Su questo nodo fondamentale Standard & Poor’s ha così focalizzato l’attenzione sulle dinamiche negative del debito pubblico e si è attivata in una serie di revisioni al ribasso dell’outlook di alcuni Paesi europei, cosiddetti periferici, come il Portogallo, l’Irlanda e la Spagna.
Proprio su quest’ultima, peraltro, grava un’eccessiva dipendenza del Pil dal comparto immobiliare che sta vivendo un momento di gravissima crisi. Nel caso invece della Grecia è arrivato direttamente il taglio del rating ad A-, il penultimo gradino dell’«investment grade», a significare quando grandi siano i dubbi sulla sostenibilità dei conti del Paese.
EFFETTO SPREAD. In attesa che anche le altre due case di rating si pronuncino a loro volta, sul mercato si è creata una situazione complessa sui livelli di spread delle numerose emissioni sovrane con il massimo merito di credito, la fatidica AAA (tripla A). Sulla stessa scadenza a 5 anni la BEI ha offerto 28 punti base di rendimento sopra il mid swap, l’Austria soltanto 15 e l’Irlanda 90 punti. Per non parlare delle emissioni garantite dal Governo irlandese emesse fino a ora da Aib Angiri e Bank of Ireland che ammontano a 10 miliardi di euro.
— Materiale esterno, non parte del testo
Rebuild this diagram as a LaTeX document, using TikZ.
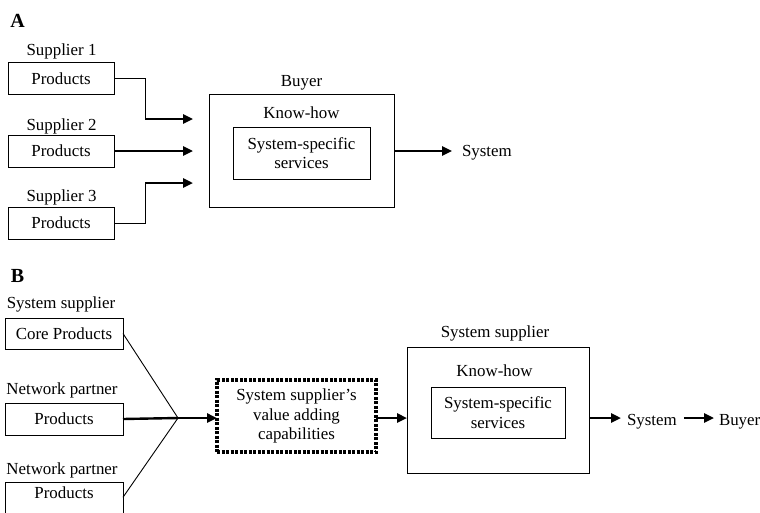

Il «Guarantee scheme» governativo prevede emissioni per 300 miliardi, ma visti i recenti downgrade delle banche principali da parte di Fitch, li si può considerare abbastanza improbabili. Resta poi difficile valutare questa distonia dei livelli di spread alla luce della nazionalizzazione della Allied Irish Banks e di un livello di spread del Cds, che misura il rischio di default, peggiorato a 240 punti rispetto ai 125 della Spagna e ai 130 dell’Austria. Occorre inoltre precisare che le AAA più solide come Francia e Germania mostrano costi di default di un terzo, a quota 50 punti base. Ed è quindi logico attendersi un imminente peggioramento del rating per i Paesi periferici nel breve.
SPIRALE NEGATIVA. Il risultato di questa situazione è una spirale negativa dove il costo delle emissioni garantite, necessario per permettere alle banche di non dovere pagare spread eccessivi al mercato, si somma alle misure di intervento pubblico gravando sul debito e quindi innescando la revisione del merito di credito del Paese.
In questo modo per salvaguardare la credibilità e sostenibilità del sistema bancario gli Stati vedono il loro rischio sovrano commisurato in spread lievitare e similarmente peggiorare anche quello delle banche. Non c’è quindi da stupirsi del grande successo delle emissioni societarie dove gli spread a premio già incorporano rischi di default ai massimi degli ultimi 30 anni e vi sono opportunità per chi è maggiormente interessato ad investimenti più speculativi ed alternativi al comparto azionario, dove ormai anche i dividendi sono un pallido miraggio.